Start of Collected data

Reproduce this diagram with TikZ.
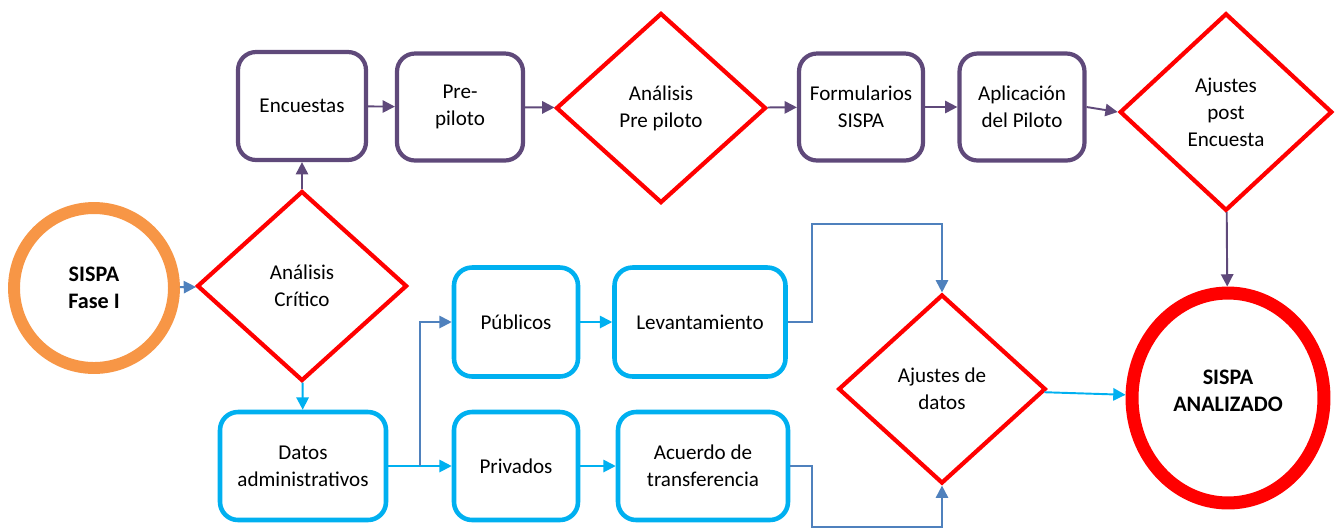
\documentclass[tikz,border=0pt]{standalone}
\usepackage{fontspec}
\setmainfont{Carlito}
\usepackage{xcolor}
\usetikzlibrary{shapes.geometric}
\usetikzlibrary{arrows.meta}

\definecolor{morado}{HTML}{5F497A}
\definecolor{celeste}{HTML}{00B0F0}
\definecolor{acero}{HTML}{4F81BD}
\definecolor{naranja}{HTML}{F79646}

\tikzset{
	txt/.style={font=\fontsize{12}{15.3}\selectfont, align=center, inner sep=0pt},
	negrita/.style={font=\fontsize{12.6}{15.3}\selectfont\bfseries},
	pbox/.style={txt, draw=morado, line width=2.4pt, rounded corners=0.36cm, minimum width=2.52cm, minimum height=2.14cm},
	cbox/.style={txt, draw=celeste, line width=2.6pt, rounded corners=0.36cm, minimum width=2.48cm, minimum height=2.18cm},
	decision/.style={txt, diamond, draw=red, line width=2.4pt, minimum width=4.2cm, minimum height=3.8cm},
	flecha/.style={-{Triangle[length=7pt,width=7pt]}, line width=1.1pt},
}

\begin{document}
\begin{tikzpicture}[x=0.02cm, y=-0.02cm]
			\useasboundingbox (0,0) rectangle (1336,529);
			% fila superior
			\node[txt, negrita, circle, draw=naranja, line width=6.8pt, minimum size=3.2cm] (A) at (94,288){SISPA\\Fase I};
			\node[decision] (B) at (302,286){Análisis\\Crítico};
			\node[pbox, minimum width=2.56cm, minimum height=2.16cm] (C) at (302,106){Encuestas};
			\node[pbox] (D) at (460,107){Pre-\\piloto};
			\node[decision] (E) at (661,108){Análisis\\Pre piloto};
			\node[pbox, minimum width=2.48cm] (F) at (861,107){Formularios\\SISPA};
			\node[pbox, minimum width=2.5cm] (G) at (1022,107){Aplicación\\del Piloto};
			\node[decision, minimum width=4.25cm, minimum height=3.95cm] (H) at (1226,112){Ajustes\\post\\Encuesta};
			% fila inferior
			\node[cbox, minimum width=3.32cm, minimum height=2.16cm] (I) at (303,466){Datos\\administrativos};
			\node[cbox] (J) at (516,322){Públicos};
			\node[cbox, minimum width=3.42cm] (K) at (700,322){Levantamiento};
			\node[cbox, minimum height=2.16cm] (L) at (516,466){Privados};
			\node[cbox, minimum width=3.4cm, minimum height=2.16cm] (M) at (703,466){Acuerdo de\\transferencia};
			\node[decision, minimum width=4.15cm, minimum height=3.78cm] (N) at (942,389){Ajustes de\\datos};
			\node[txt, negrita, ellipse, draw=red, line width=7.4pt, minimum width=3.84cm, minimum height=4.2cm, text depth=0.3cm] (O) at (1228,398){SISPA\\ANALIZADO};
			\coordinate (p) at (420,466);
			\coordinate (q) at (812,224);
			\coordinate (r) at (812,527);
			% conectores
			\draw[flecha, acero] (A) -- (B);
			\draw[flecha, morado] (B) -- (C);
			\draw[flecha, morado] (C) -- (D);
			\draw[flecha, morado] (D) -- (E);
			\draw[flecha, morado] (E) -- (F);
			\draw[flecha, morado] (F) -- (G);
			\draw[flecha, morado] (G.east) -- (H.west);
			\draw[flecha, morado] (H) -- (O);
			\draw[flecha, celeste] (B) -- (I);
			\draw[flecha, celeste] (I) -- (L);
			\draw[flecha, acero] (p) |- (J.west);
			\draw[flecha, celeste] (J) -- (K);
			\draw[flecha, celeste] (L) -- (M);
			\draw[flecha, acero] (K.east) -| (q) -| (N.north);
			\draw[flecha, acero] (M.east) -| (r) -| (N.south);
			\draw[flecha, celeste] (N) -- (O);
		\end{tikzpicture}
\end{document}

End of Collected data

Write out the full set of lines verbatim, without the pictures.

# Written reply
Reproduce this diagram with TikZ.
\documentclass[tikz,border=0pt]{standalone}
\usepackage{fontspec}
\setmainfont{Carlito}
\usepackage{xcolor}
\usetikzlibrary{shapes.geometric}
\usetikzlibrary{arrows.meta}

\definecolor{morado}{HTML}{5F497A}
\definecolor{celeste}{HTML}{00B0F0}
\definecolor{acero}{HTML}{4F81BD}
\definecolor{naranja}{HTML}{F79646}

\tikzset{
	txt/.style={font=\fontsize{12}{15.3}\selectfont, align=center, inner sep=0pt},
	negrita/.style={font=\fontsize{12.6}{15.3}\selectfont\bfseries},
	pbox/.style={txt, draw=morado, line width=2.4pt, rounded corners=0.36cm, minimum width=2.52cm, minimum height=2.14cm},
	cbox/.style={txt, draw=celeste, line width=2.6pt, rounded corners=0.36cm, minimum width=2.48cm, minimum height=2.18cm},
	decision/.style={txt, diamond, draw=red, line width=2.4pt, minimum width=4.2cm, minimum height=3.8cm},
	flecha/.style={-{Triangle[length=7pt,width=7pt]}, line width=1.1pt},
}

\begin{document}
\begin{tikzpicture}[x=0.02cm, y=-0.02cm]
			\useasboundingbox (0,0) rectangle (1336,529);
			% fila superior
			\node[txt, negrita, circle, draw=naranja, line width=6.8pt, minimum size=3.2cm] (A) at (94,288){SISPA\\Fase I};
			\node[decision] (B) at (302,286){Análisis\\Crítico};
			\node[pbox, minimum width=2.56cm, minimum height=2.16cm] (C) at (302,106){Encuestas};
			\node[pbox] (D) at (460,107){Pre-\\piloto};
			\node[decision] (E) at (661,108){Análisis\\Pre piloto};
			\node[pbox, minimum width=2.48cm] (F) at (861,107){Formularios\\SISPA};
			\node[pbox, minimum width=2.5cm] (G) at (1022,107){Aplicación\\del Piloto};
			\node[decision, minimum width=4.25cm, minimum height=3.95cm] (H) at (1226,112){Ajustes\\post\\Encuesta};
			% fila inferior
			\node[cbox, minimum width=3.32cm, minimum height=2.16cm] (I) at (303,466){Datos\\administrativos};
			\node[cbox] (J) at (516,322){Públicos};
			\node[cbox, minimum width=3.42cm] (K) at (700,322){Levantamiento};
			\node[cbox, minimum height=2.16cm] (L) at (516,466){Privados};
			\node[cbox, minimum width=3.4cm, minimum height=2.16cm] (M) at (703,466){Acuerdo de\\transferencia};
			\node[decision, minimum width=4.15cm, minimum height=3.78cm] (N) at (942,389){Ajustes de\\datos};
			\node[txt, negrita, ellipse, draw=red, line width=7.4pt, minimum width=3.84cm, minimum height=4.2cm, text depth=0.3cm] (O) at (1228,398){SISPA\\ANALIZADO};
			\coordinate (p) at (420,466);
			\coordinate (q) at (812,224);
			\coordinate (r) at (812,527);
			% conectores
			\draw[flecha, acero] (A) -- (B);
			\draw[flecha, morado] (B) -- (C);
			\draw[flecha, morado] (C) -- (D);
			\draw[flecha, morado] (D) -- (E);
			\draw[flecha, morado] (E) -- (F);
			\draw[flecha, morado] (F) -- (G);
			\draw[flecha, morado] (G.east) -- (H.west);
			\draw[flecha, morado] (H) -- (O);
			\draw[flecha, celeste] (B) -- (I);
			\draw[flecha, celeste] (I) -- (L);
			\draw[flecha, acero] (p) |- (J.west);
			\draw[flecha, celeste] (J) -- (K);
			\draw[flecha, celeste] (L) -- (M);
			\draw[flecha, acero] (K.east) -| (q) -| (N.north);
			\draw[flecha, acero] (M.east) -| (r) -| (N.south);
			\draw[flecha, celeste] (N) -- (O);
		\end{tikzpicture}
\end{document}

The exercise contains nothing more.